- Problem to work on
Would you repeat the listing exactly but omit every picture?

- Data block

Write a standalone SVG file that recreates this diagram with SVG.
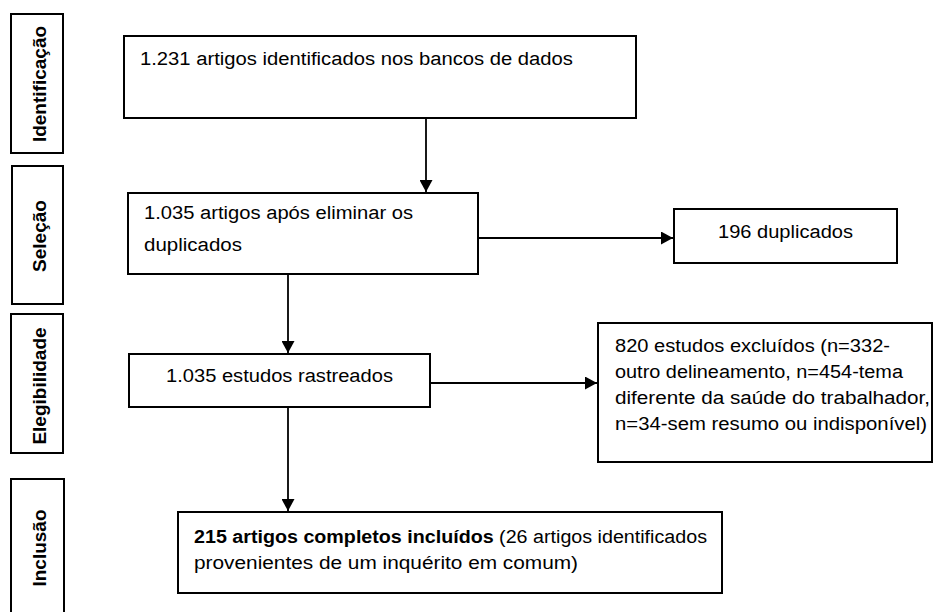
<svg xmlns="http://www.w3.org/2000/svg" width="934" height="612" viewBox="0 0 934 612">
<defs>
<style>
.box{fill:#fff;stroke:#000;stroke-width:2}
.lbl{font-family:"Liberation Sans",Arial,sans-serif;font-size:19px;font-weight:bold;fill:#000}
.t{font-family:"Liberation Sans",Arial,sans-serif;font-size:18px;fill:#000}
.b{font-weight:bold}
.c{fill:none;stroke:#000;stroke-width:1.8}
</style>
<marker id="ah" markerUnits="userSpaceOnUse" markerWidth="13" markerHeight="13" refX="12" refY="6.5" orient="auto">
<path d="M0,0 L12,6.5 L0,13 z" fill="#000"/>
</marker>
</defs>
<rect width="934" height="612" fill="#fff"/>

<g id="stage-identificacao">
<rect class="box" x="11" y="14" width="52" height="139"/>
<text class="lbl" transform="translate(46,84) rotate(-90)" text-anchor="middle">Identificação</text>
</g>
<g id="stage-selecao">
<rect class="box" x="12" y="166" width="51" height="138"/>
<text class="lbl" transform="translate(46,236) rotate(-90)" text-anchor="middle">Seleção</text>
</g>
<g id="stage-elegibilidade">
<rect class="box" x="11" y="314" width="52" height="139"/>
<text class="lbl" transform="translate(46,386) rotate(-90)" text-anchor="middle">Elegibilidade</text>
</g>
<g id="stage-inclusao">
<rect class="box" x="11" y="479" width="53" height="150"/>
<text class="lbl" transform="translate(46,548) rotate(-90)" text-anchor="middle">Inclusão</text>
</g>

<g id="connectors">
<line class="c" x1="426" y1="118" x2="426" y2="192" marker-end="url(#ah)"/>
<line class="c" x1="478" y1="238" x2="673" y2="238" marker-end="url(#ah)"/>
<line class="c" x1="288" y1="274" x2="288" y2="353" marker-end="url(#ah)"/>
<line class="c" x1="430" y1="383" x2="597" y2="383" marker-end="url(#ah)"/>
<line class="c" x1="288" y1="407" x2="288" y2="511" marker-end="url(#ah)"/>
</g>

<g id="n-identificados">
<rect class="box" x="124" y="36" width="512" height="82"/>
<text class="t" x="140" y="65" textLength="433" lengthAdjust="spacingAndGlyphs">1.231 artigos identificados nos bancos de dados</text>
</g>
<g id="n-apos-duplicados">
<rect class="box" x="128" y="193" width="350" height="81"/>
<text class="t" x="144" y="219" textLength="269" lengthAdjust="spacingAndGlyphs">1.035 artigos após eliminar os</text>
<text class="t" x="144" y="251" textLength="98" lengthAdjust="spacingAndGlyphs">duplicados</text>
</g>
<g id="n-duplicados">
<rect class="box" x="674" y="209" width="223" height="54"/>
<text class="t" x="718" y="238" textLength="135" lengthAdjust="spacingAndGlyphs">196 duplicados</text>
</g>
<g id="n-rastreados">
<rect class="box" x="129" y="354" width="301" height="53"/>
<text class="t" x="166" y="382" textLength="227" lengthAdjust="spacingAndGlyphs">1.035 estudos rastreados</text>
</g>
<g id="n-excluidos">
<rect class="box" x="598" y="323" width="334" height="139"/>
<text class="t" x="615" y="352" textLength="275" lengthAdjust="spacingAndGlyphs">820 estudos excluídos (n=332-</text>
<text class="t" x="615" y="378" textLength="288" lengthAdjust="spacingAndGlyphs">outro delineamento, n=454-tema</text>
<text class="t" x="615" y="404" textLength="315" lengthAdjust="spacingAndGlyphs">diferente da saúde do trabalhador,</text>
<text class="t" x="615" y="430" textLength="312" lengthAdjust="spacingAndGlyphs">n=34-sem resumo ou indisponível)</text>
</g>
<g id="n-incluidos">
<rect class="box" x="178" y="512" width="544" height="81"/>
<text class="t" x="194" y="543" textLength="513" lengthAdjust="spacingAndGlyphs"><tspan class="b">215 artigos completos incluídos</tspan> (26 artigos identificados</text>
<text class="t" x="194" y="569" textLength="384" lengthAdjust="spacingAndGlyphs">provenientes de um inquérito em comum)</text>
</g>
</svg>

- Reply to the exercise
Write a standalone SVG file that recreates this diagram with SVG.
<svg xmlns="http://www.w3.org/2000/svg" width="934" height="612" viewBox="0 0 934 612">
<defs>
<style>
.box{fill:#fff;stroke:#000;stroke-width:2}
.lbl{font-family:"Liberation Sans",Arial,sans-serif;font-size:19px;font-weight:bold;fill:#000}
.t{font-family:"Liberation Sans",Arial,sans-serif;font-size:18px;fill:#000}
.b{font-weight:bold}
.c{fill:none;stroke:#000;stroke-width:1.8}
</style>
<marker id="ah" markerUnits="userSpaceOnUse" markerWidth="13" markerHeight="13" refX="12" refY="6.5" orient="auto">
<path d="M0,0 L12,6.5 L0,13 z" fill="#000"/>
</marker>
</defs>
<rect width="934" height="612" fill="#fff"/>

<g id="stage-identificacao">
<rect class="box" x="11" y="14" width="52" height="139"/>
<text class="lbl" transform="translate(46,84) rotate(-90)" text-anchor="middle">Identificação</text>
</g>
<g id="stage-selecao">
<rect class="box" x="12" y="166" width="51" height="138"/>
<text class="lbl" transform="translate(46,236) rotate(-90)" text-anchor="middle">Seleção</text>
</g>
<g id="stage-elegibilidade">
<rect class="box" x="11" y="314" width="52" height="139"/>
<text class="lbl" transform="translate(46,386) rotate(-90)" text-anchor="middle">Elegibilidade</text>
</g>
<g id="stage-inclusao">
<rect class="box" x="11" y="479" width="53" height="150"/>
<text class="lbl" transform="translate(46,548) rotate(-90)" text-anchor="middle">Inclusão</text>
</g>

<g id="connectors">
<line class="c" x1="426" y1="118" x2="426" y2="192" marker-end="url(#ah)"/>
<line class="c" x1="478" y1="238" x2="673" y2="238" marker-end="url(#ah)"/>
<line class="c" x1="288" y1="274" x2="288" y2="353" marker-end="url(#ah)"/>
<line class="c" x1="430" y1="383" x2="597" y2="383" marker-end="url(#ah)"/>
<line class="c" x1="288" y1="407" x2="288" y2="511" marker-end="url(#ah)"/>
</g>

<g id="n-identificados">
<rect class="box" x="124" y="36" width="512" height="82"/>
<text class="t" x="140" y="65" textLength="433" lengthAdjust="spacingAndGlyphs">1.231 artigos identificados nos bancos de dados</text>
</g>
<g id="n-apos-duplicados">
<rect class="box" x="128" y="193" width="350" height="81"/>
<text class="t" x="144" y="219" textLength="269" lengthAdjust="spacingAndGlyphs">1.035 artigos após eliminar os</text>
<text class="t" x="144" y="251" textLength="98" lengthAdjust="spacingAndGlyphs">duplicados</text>
</g>
<g id="n-duplicados">
<rect class="box" x="674" y="209" width="223" height="54"/>
<text class="t" x="718" y="238" textLength="135" lengthAdjust="spacingAndGlyphs">196 duplicados</text>
</g>
<g id="n-rastreados">
<rect class="box" x="129" y="354" width="301" height="53"/>
<text class="t" x="166" y="382" textLength="227" lengthAdjust="spacingAndGlyphs">1.035 estudos rastreados</text>
</g>
<g id="n-excluidos">
<rect class="box" x="598" y="323" width="334" height="139"/>
<text class="t" x="615" y="352" textLength="275" lengthAdjust="spacingAndGlyphs">820 estudos excluídos (n=332-</text>
<text class="t" x="615" y="378" textLength="288" lengthAdjust="spacingAndGlyphs">outro delineamento, n=454-tema</text>
<text class="t" x="615" y="404" textLength="315" lengthAdjust="spacingAndGlyphs">diferente da saúde do trabalhador,</text>
<text class="t" x="615" y="430" textLength="312" lengthAdjust="spacingAndGlyphs">n=34-sem resumo ou indisponível)</text>
</g>
<g id="n-incluidos">
<rect class="box" x="178" y="512" width="544" height="81"/>
<text class="t" x="194" y="543" textLength="513" lengthAdjust="spacingAndGlyphs"><tspan class="b">215 artigos completos incluídos</tspan> (26 artigos identificados</text>
<text class="t" x="194" y="569" textLength="384" lengthAdjust="spacingAndGlyphs">provenientes de um inquérito em comum)</text>
</g>
</svg>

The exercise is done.